> [THE PROBLEM]: Retype the entries, please, from their first line to the line containing "import plotly.graph_objects as go", exactly and only those lines, minus the pictures.

-- START OF RECORDS FOR PROCESSING --

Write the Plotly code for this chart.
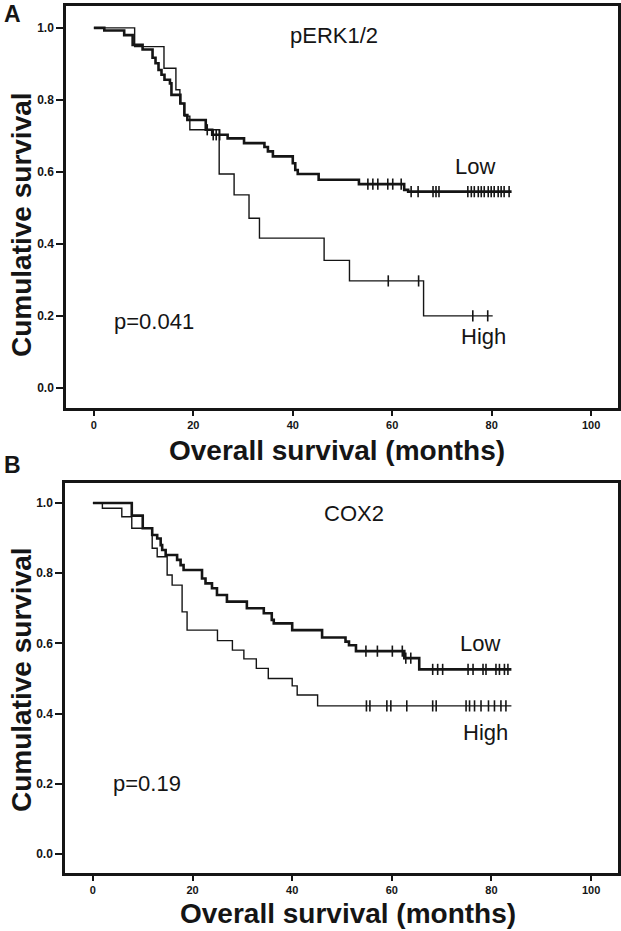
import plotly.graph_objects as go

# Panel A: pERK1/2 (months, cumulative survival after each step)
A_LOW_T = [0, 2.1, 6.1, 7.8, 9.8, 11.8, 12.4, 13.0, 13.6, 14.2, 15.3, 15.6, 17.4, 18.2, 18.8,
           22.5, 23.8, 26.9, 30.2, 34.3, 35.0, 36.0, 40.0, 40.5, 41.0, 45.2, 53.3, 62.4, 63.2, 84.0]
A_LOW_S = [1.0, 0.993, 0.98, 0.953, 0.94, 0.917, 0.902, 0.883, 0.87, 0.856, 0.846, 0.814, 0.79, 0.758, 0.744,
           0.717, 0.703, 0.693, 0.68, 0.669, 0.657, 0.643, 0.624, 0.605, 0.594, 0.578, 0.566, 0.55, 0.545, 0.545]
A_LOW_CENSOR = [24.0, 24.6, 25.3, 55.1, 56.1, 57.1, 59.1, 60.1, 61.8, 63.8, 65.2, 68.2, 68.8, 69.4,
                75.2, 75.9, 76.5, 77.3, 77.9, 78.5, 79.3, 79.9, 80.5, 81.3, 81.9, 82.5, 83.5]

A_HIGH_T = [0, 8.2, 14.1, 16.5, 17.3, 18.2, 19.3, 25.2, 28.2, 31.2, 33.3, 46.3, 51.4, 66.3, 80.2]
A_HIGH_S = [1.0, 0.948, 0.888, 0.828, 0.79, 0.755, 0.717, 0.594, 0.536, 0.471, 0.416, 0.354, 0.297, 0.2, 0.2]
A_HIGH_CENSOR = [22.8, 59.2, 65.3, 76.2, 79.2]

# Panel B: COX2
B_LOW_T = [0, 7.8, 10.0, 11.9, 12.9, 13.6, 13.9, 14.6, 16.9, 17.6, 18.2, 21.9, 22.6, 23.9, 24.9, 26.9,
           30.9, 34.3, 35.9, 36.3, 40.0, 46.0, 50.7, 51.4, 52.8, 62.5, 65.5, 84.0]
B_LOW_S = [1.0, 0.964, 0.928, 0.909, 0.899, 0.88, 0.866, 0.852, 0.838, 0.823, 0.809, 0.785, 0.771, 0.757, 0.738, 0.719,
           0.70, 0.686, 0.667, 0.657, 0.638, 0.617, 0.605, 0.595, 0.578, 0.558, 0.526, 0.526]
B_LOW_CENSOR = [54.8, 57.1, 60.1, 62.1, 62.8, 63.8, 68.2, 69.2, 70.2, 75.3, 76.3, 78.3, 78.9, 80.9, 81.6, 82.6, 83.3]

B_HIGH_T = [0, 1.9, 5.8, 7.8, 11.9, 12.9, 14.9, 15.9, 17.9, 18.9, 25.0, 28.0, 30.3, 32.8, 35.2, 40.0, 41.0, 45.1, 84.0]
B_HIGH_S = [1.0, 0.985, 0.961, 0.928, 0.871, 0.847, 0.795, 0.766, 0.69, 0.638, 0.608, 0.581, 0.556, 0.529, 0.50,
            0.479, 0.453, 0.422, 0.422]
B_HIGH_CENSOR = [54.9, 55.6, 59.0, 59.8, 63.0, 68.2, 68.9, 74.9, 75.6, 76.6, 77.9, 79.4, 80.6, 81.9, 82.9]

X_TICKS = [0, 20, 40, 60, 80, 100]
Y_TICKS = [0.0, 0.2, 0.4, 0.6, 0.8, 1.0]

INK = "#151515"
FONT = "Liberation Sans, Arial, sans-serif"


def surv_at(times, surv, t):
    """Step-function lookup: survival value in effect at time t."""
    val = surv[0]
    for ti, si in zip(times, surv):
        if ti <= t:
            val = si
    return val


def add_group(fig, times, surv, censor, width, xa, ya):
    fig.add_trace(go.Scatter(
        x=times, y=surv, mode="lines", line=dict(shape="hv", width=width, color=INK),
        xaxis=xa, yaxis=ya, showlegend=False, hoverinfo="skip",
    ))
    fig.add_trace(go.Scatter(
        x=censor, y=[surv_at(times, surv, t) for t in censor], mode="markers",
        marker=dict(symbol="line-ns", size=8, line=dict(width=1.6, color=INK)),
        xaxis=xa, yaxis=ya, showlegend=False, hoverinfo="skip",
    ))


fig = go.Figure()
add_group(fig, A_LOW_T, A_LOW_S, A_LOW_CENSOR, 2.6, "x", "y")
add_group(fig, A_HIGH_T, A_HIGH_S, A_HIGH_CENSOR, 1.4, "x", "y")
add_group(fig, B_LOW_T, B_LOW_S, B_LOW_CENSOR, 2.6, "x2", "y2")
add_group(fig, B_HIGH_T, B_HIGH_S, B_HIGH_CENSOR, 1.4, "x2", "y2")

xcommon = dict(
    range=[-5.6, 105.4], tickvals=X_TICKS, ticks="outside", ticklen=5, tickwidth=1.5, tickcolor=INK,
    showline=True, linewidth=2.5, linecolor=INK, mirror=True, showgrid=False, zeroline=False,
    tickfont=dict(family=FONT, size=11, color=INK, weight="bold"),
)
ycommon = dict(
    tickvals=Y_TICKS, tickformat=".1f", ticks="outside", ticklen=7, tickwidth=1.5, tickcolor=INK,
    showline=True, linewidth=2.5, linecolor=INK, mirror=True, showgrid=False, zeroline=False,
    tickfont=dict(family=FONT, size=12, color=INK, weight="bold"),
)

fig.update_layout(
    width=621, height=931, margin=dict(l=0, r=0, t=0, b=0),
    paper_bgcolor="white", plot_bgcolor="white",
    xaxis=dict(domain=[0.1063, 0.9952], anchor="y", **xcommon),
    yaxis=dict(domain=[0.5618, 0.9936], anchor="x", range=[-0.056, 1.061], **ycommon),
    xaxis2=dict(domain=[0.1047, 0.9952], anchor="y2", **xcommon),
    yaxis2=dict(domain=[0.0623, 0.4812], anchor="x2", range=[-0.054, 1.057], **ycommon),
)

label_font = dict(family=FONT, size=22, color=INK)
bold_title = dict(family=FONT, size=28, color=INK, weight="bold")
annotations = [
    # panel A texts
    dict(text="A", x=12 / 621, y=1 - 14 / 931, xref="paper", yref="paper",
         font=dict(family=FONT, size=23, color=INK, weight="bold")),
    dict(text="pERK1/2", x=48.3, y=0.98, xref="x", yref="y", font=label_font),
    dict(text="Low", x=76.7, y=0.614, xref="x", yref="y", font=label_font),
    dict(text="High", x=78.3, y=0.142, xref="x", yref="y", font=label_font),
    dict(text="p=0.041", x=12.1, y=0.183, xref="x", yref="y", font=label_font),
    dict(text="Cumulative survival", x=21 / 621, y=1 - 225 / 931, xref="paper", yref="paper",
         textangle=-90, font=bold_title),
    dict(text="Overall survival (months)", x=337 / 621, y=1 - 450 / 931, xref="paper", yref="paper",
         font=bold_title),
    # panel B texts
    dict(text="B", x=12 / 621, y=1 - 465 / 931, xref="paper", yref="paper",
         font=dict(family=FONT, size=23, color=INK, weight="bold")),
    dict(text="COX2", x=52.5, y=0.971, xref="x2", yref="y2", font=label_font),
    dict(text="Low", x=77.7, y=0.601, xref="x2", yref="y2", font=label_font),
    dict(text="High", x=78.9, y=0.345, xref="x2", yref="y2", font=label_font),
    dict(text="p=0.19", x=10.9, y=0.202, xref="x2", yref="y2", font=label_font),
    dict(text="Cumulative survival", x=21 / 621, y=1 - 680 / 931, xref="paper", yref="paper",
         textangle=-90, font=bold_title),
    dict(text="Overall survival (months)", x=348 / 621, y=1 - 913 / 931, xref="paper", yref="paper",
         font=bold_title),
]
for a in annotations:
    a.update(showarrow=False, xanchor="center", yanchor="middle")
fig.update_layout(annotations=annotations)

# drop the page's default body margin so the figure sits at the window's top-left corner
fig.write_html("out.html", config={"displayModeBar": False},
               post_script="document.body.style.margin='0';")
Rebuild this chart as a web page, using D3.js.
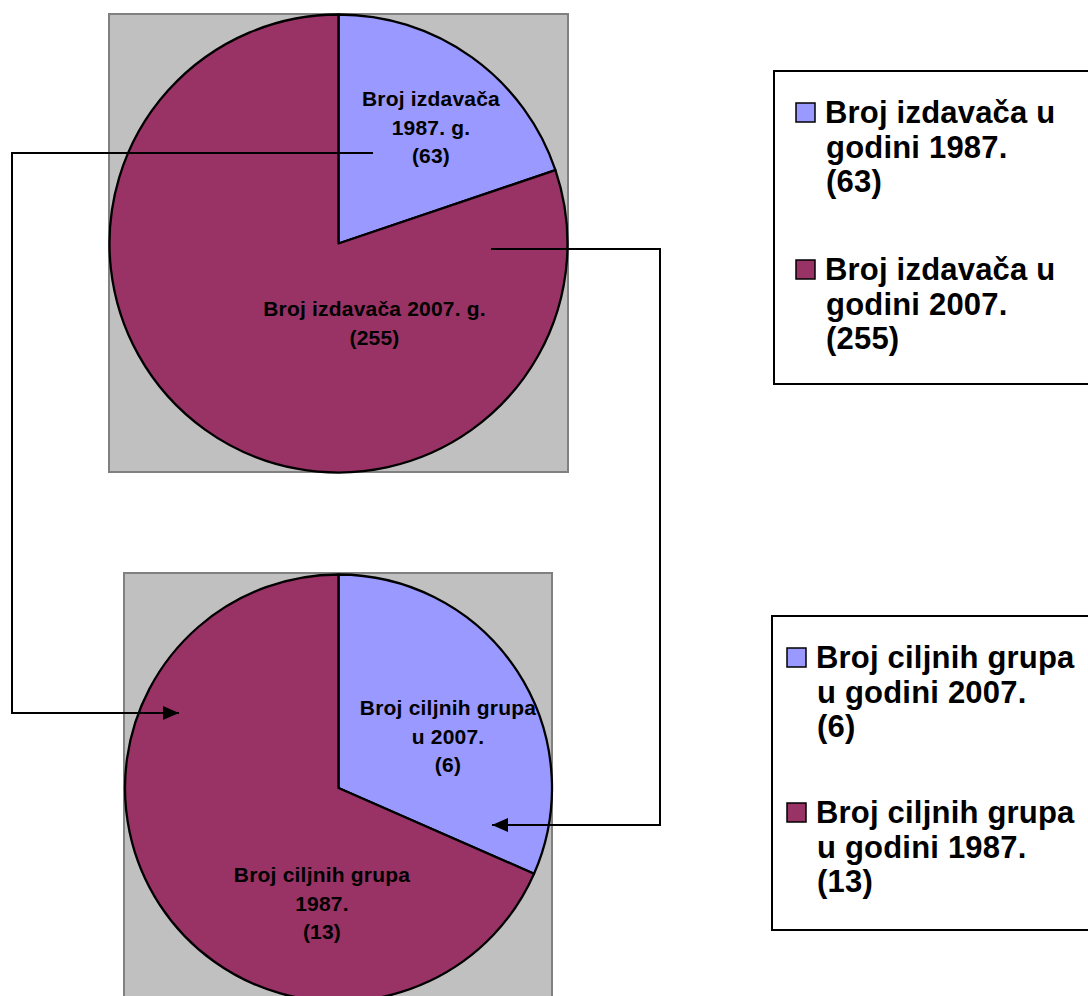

-- END OF RECORDS FOR PROCESSING --

> [RESPONSE BELOW]:
Write the Plotly code for this chart.
import plotly.graph_objects as go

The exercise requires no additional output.